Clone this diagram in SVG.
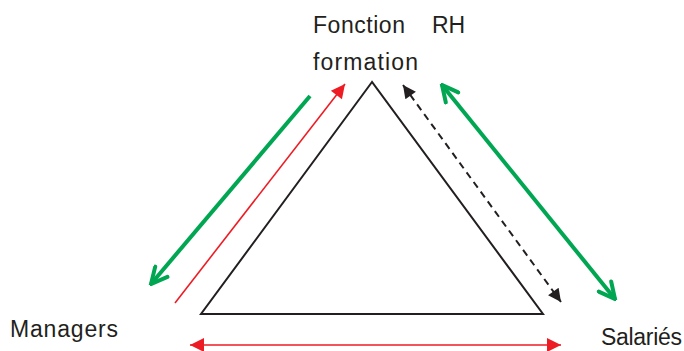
<svg xmlns="http://www.w3.org/2000/svg" width="684" height="351" viewBox="0 0 684 351">
<style>
text{font-family:"Liberation Sans",Arial,sans-serif;font-size:23px;fill:#231f20}
.red{stroke:#ed1c24;stroke-width:1.6;fill:none}
.grn{stroke:#00a651;stroke-width:4;fill:none}
.dash{stroke:#231f20;stroke-width:2;stroke-dasharray:7 5;fill:none}
</style>
<defs>
<marker id="rh" viewBox="0 0 10 10" refX="10" refY="5" markerWidth="17" markerHeight="14" markerUnits="userSpaceOnUse" orient="auto-start-reverse"><path d="M0,0L10,5L0,10Z" fill="#ed1c24"/></marker>
<marker id="kh" viewBox="0 0 10 10" refX="10" refY="5" markerWidth="15" markerHeight="13" markerUnits="userSpaceOnUse" orient="auto-start-reverse"><path d="M0,0L10,5L0,10Z" fill="#231f20"/></marker>
<marker id="gh" viewBox="0 0 20 20" refX="18" refY="10" markerWidth="20" markerHeight="20" markerUnits="userSpaceOnUse" orient="auto-start-reverse"><path d="M2,2L18,10L2,18" fill="none" stroke="#00a651" stroke-width="4" stroke-linecap="round"/></marker>
</defs>
<g id="triangle"><path d="M372,82L201,314L543,314Z" fill="none" stroke="#231f20" stroke-width="2"/></g>
<g id="rh-node"><text x="313" y="33" textLength="92">Fonction</text><text x="432" y="33">RH</text><text x="313" y="70" textLength="105">formation</text></g>
<g id="managers"><text x="10" y="337" textLength="108">Managers</text></g>
<g id="salaries"><text x="601" y="345" textLength="81">Salariés</text></g>
<g id="connectors">
<line class="grn" x1="310" y1="96" x2="151" y2="284" marker-end="url(#gh)"/>
<line class="red" x1="175" y1="303" x2="345" y2="84" marker-end="url(#rh)"/>
<line class="dash" x1="403" y1="85" x2="561" y2="302" marker-start="url(#kh)" marker-end="url(#kh)"/>
<line class="grn" x1="442" y1="85" x2="615" y2="299" marker-start="url(#gh)" marker-end="url(#gh)"/>
<line class="red" x1="190" y1="345" x2="561" y2="345" marker-start="url(#rh)" marker-end="url(#rh)"/>
</g>
</svg>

• **What you will do**: Omit the pictures and output all of the other material exactly.

• **Finished answer**:
Clone this diagram in SVG.
<svg xmlns="http://www.w3.org/2000/svg" width="684" height="351" viewBox="0 0 684 351">
<style>
text{font-family:"Liberation Sans",Arial,sans-serif;font-size:23px;fill:#231f20}
.red{stroke:#ed1c24;stroke-width:1.6;fill:none}
.grn{stroke:#00a651;stroke-width:4;fill:none}
.dash{stroke:#231f20;stroke-width:2;stroke-dasharray:7 5;fill:none}
</style>
<defs>
<marker id="rh" viewBox="0 0 10 10" refX="10" refY="5" markerWidth="17" markerHeight="14" markerUnits="userSpaceOnUse" orient="auto-start-reverse"><path d="M0,0L10,5L0,10Z" fill="#ed1c24"/></marker>
<marker id="kh" viewBox="0 0 10 10" refX="10" refY="5" markerWidth="15" markerHeight="13" markerUnits="userSpaceOnUse" orient="auto-start-reverse"><path d="M0,0L10,5L0,10Z" fill="#231f20"/></marker>
<marker id="gh" viewBox="0 0 20 20" refX="18" refY="10" markerWidth="20" markerHeight="20" markerUnits="userSpaceOnUse" orient="auto-start-reverse"><path d="M2,2L18,10L2,18" fill="none" stroke="#00a651" stroke-width="4" stroke-linecap="round"/></marker>
</defs>
<g id="triangle"><path d="M372,82L201,314L543,314Z" fill="none" stroke="#231f20" stroke-width="2"/></g>
<g id="rh-node"><text x="313" y="33" textLength="92">Fonction</text><text x="432" y="33">RH</text><text x="313" y="70" textLength="105">formation</text></g>
<g id="managers"><text x="10" y="337" textLength="108">Managers</text></g>
<g id="salaries"><text x="601" y="345" textLength="81">Salariés</text></g>
<g id="connectors">
<line class="grn" x1="310" y1="96" x2="151" y2="284" marker-end="url(#gh)"/>
<line class="red" x1="175" y1="303" x2="345" y2="84" marker-end="url(#rh)"/>
<line class="dash" x1="403" y1="85" x2="561" y2="302" marker-start="url(#kh)" marker-end="url(#kh)"/>
<line class="grn" x1="442" y1="85" x2="615" y2="299" marker-start="url(#gh)" marker-end="url(#gh)"/>
<line class="red" x1="190" y1="345" x2="561" y2="345" marker-start="url(#rh)" marker-end="url(#rh)"/>
</g>
</svg>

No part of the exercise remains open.